BoG, government

There are growing indications that Bank of Greece (BoG) Governor Nicholas Garganas has come under direct and indirect pressure from government officials to adjust data and assessments in the bank’s October midterm report in line with figures supplied by Costas Simitis’s government and on which the budget is based. The government spokesman hastily denied a story published the day before yesterday that Garganas had written to the premier about his concerns, but he avoided referring to the substance of the issue, as to whether there is a discrepancy between the government’s and the bank’s assessments of Greece’s macroeconomic and fiscal performance, as has been common in recent years. In any case, the independence of BoG is firmly entrenched so that it can accurately reveal the economic position of the country and not distort it to suit the political purposes of the government of the day. Burying one’s head in the sand in connection with problems and embellishing everything for propaganda purposes are practically de rigueur in politics, but in economics only accurate depiction and full knowledge of the extent and depth of problems can be a starting point from which to solve them, if the political will exists.
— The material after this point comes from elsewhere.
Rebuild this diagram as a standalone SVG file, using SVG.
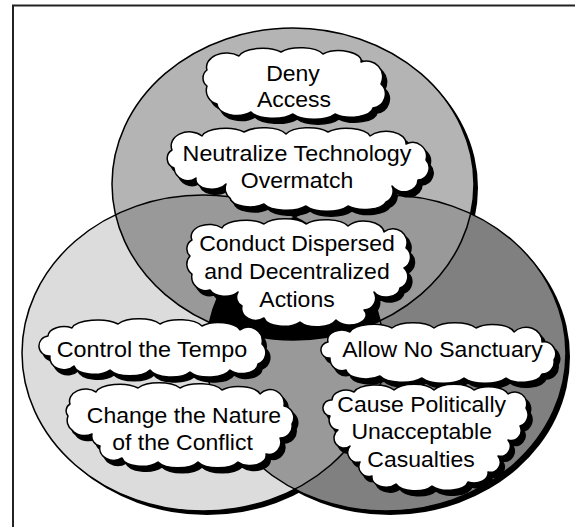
<svg xmlns="http://www.w3.org/2000/svg" xmlns:xlink="http://www.w3.org/1999/xlink" width="575" height="527" viewBox="0 0 575 527">
<style>
.frame{fill:#fff;stroke:#222;stroke-width:2}
.outline{fill:none;stroke:#000;stroke-width:1.5}
.vshadow{fill:#000}
.cloud{fill:#fff;stroke:#000;stroke-width:1.5;stroke-linejoin:round}
.cshadow{fill:#000;stroke:#000;stroke-width:1.5}
text{font-family:"Liberation Sans",Arial,Helvetica,sans-serif;font-size:21.5px;text-anchor:middle;fill:#000}
</style>
<defs>
<ellipse id="eTop" cx="293" cy="184" rx="181" ry="156"/>
<ellipse id="eLeft" cx="203" cy="353" rx="181" ry="158"/>
<ellipse id="eRight" cx="386" cy="353" rx="180" ry="158"/>
<clipPath id="cpTop"><ellipse cx="293" cy="184" rx="181" ry="156"/></clipPath>
<clipPath id="cpLeft"><ellipse cx="203" cy="353" rx="181" ry="158"/></clipPath>
<path id="pDeny" d="M207,70 a20 14 0 0 1 32,-14 a24 10 0 0 1 42,-4 a24 10 0 0 1 42,2 a22 10 0 0 1 38,8 a16 16 0 0 1 20,22 a14 14 0 0 1 -8,24 a22 10 0 0 1 -38,6 a24 10 0 0 1 -42,0 a24 10 0 0 1 -42,-2 a20 12 0 0 1 -34,-8 a14 14 0 0 1 -10,-18 a10 10 0 0 1 0,-16 Z"/>
<path id="pNeut" d="M172,150 a18 14 0 0 1 30,-14 a24 10 0 0 1 42,-4 a24 10 0 0 1 42,2 a24 10 0 0 1 42,-2 a24 10 0 0 1 42,4 a20 12 0 0 1 36,8 a14 14 0 0 1 20,16 a12 12 0 0 1 -8,20 a14 12 0 0 1 -26,6 a12 12 0 0 1 -6,16 a22 10 0 0 1 -38,4 a24 10 0 0 1 -42,0 a24 10 0 0 1 -42,-2 a20 10 0 0 1 -34,-6 a12 12 0 0 1 -4,-14 a16 10 0 0 1 -30,-6 a14 14 0 0 1 -22,-10 a10 10 0 0 1 -2,-18 Z"/>
<path id="pCond" d="M192,240 a18 12 0 0 1 30,-12 a24 10 0 0 1 42,-4 a24 10 0 0 1 42,0 a24 10 0 0 1 42,2 a20 12 0 0 1 36,6 a14 14 0 0 1 22,16 a12 12 0 0 1 -2,20 a12 12 0 0 1 -4,20 a14 10 0 0 1 -26,4 a12 12 0 0 1 -10,18 a16 10 0 0 1 -28,10 a20 10 0 0 1 -36,2 a20 10 0 0 1 -36,-4 a14 12 0 0 1 -22,-12 a10 10 0 0 1 -4,-14 a16 10 0 0 1 -28,-2 a14 14 0 0 1 -18,-16 a12 12 0 0 1 -2,-18 a10 10 0 0 1 2,-16 Z"/>
<path id="pTempo" d="M48,336 a16 10 0 0 1 24,-8 a26 10 0 0 1 46,-4 a24 10 0 0 1 42,0 a24 10 0 0 1 42,2 a22 10 0 0 1 38,4 a14 14 0 0 1 22,14 a12 12 0 0 1 -4,20 a16 10 0 0 1 -28,6 a22 10 0 0 1 -40,2 a22 10 0 0 1 -40,-2 a22 10 0 0 1 -40,0 a20 10 0 0 1 -36,-4 a14 12 0 0 1 -24,-10 a10 10 0 0 1 -2,-20 Z"/>
<path id="pNature" d="M70,404 a16 12 0 0 1 26,-12 a24 10 0 0 1 42,-4 a24 10 0 0 1 42,0 a24 10 0 0 1 42,2 a22 10 0 0 1 38,4 a14 14 0 0 1 24,12 a12 12 0 0 1 8,18 a12 12 0 0 1 -12,14 a12 12 0 0 1 -14,16 a16 10 0 0 1 -28,8 a22 10 0 0 1 -40,0 a22 10 0 0 1 -40,0 a20 10 0 0 1 -36,-4 a14 12 0 0 1 -22,-12 a10 10 0 0 1 -8,-12 a14 10 0 0 1 -20,-4 a12 12 0 0 1 -4,-14 a8 8 0 0 1 2,-12 Z"/>
<path id="pSanct" d="M328,342 a14 10 0 0 1 22,-10 a24 10 0 0 1 42,-4 a24 10 0 0 1 42,0 a24 10 0 0 1 42,0 a22 10 0 0 1 38,4 a16 14 0 0 1 28,10 a12 12 0 0 1 12,18 a12 12 0 0 1 -12,14 a20 10 0 0 1 -36,4 a24 10 0 0 1 -42,0 a24 10 0 0 1 -42,0 a24 10 0 0 1 -42,-2 a20 10 0 0 1 -34,-6 a12 12 0 0 1 -16,-12 a8 8 0 0 1 -2,-16 Z"/>
<path id="pCas" d="M332,400 a14 10 0 0 1 22,-8 a22 10 0 0 1 40,-2 a22 10 0 0 1 40,0 a22 10 0 0 1 40,0 a20 10 0 0 1 34,4 a12 12 0 0 1 18,14 a12 12 0 0 1 -6,18 a10 10 0 0 1 -12,14 a10 10 0 0 1 -10,16 a10 10 0 0 1 -10,16 a14 10 0 0 1 -20,10 a20 10 0 0 1 -36,4 a20 10 0 0 1 -36,-2 a14 10 0 0 1 -24,-8 a10 10 0 0 1 -12,-14 a10 10 0 0 1 -10,-16 a10 10 0 0 1 -12,-16 a10 10 0 0 1 -8,-14 a8 8 0 0 1 2,-16 Z"/>
</defs>

<rect class="frame" x="13" y="5.5" width="600" height="600"/>

<g id="venn">
<use xlink:href="#eTop" class="vshadow" transform="translate(4,4)"/>
<use xlink:href="#eLeft" class="vshadow" transform="translate(4,4)"/>
<use xlink:href="#eRight" class="vshadow" transform="translate(4,4)"/>
<use xlink:href="#eTop" fill="#b4b4b4"/>
<use xlink:href="#eLeft" fill="#dcdcdc"/>
<use xlink:href="#eRight" fill="#808080"/>
<g clip-path="url(#cpTop)">
<use xlink:href="#eLeft" fill="#999999"/>
<use xlink:href="#eRight" fill="#999999"/>
</g>
<g clip-path="url(#cpLeft)">
<use xlink:href="#eRight" fill="#999999"/>
</g>
<g clip-path="url(#cpTop)"><g clip-path="url(#cpLeft)"><use xlink:href="#eRight" fill="#000"/></g></g>
<use xlink:href="#eTop" class="outline"/>
<use xlink:href="#eLeft" class="outline"/>
<use xlink:href="#eRight" class="outline"/>
</g>

<g id="connectors"/>

<g id="deny-access">
<use xlink:href="#pDeny" class="cshadow" transform="translate(4,5)"/>
<use xlink:href="#pDeny" class="cloud"/>
<text x="293" y="81" textLength="53.7" lengthAdjust="spacingAndGlyphs">Deny</text>
<text x="294" y="107" textLength="74.1" lengthAdjust="spacingAndGlyphs">Access</text>
</g>

<g id="neutralize-technology">
<use xlink:href="#pNeut" class="cshadow" transform="translate(4,5)"/>
<use xlink:href="#pNeut" class="cloud"/>
<text x="297" y="161" textLength="228.8" lengthAdjust="spacingAndGlyphs">Neutralize Technology</text>
<text x="297" y="187.5" textLength="112.5" lengthAdjust="spacingAndGlyphs">Overmatch</text>
</g>

<g id="conduct-dispersed">
<use xlink:href="#pCond" class="cshadow" transform="translate(4,5)"/>
<use xlink:href="#pCond" class="cloud"/>
<text x="297" y="251" textLength="195.6" lengthAdjust="spacingAndGlyphs">Conduct Dispersed</text>
<text x="297" y="279" textLength="185.4" lengthAdjust="spacingAndGlyphs">and Decentralized</text>
<text x="297" y="307" textLength="75.4" lengthAdjust="spacingAndGlyphs">Actions</text>
</g>

<g id="control-tempo">
<use xlink:href="#pTempo" class="cshadow" transform="translate(4,5)"/>
<use xlink:href="#pTempo" class="cloud"/>
<text x="152" y="357" textLength="190.5" lengthAdjust="spacingAndGlyphs">Control the Tempo</text>
</g>

<g id="change-nature">
<use xlink:href="#pNature" class="cshadow" transform="translate(4,5)"/>
<use xlink:href="#pNature" class="cloud"/>
<text x="184" y="423" textLength="194.3" lengthAdjust="spacingAndGlyphs">Change the Nature</text>
<text x="182.5" y="450" textLength="140.6" lengthAdjust="spacingAndGlyphs">of the Conflict</text>
</g>

<g id="allow-no-sanctuary">
<use xlink:href="#pSanct" class="cshadow" transform="translate(4,5)"/>
<use xlink:href="#pSanct" class="cloud"/>
<text x="442.5" y="357" textLength="200.7" lengthAdjust="spacingAndGlyphs">Allow No Sanctuary</text>
</g>

<g id="cause-casualties">
<use xlink:href="#pCas" class="cshadow" transform="translate(4,5)"/>
<use xlink:href="#pCas" class="cloud"/>
<text x="421.7" y="412" textLength="168.7" lengthAdjust="spacingAndGlyphs">Cause Politically</text>
<text x="421.7" y="439" textLength="140.6" lengthAdjust="spacingAndGlyphs">Unacceptable</text>
<text x="421" y="467" textLength="107.4" lengthAdjust="spacingAndGlyphs">Casualties</text>
</g>
</svg>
It is the Bank of Greece’s duty, therefore, to present the situation as it really is, confronting the government with the responsibility of choosing a policy that will make things better or worse. A few months before the elections, with clear signs of a growing deficit and the announcement of handouts that undoubtedly raise pressure on the public deficit, the political significance of embellishing the Bank of Greece’s economic data is glaringly apparent, as the bank must carry out its task in a tense political climate. It is exactly this kind of tense situation with many political consequences that test the prestige and trustworthiness of independent institutions. No public benefit stems from bestowing independence on technocrat employees if they prove themselves incapable of acting independently of the government’s political expedients at crucial times. Like it or not, the Bank of Greece must show that it is able to rise to the occasion in sensitive or even unfavorable conditions, despite the current propaganda efforts of the ruling party.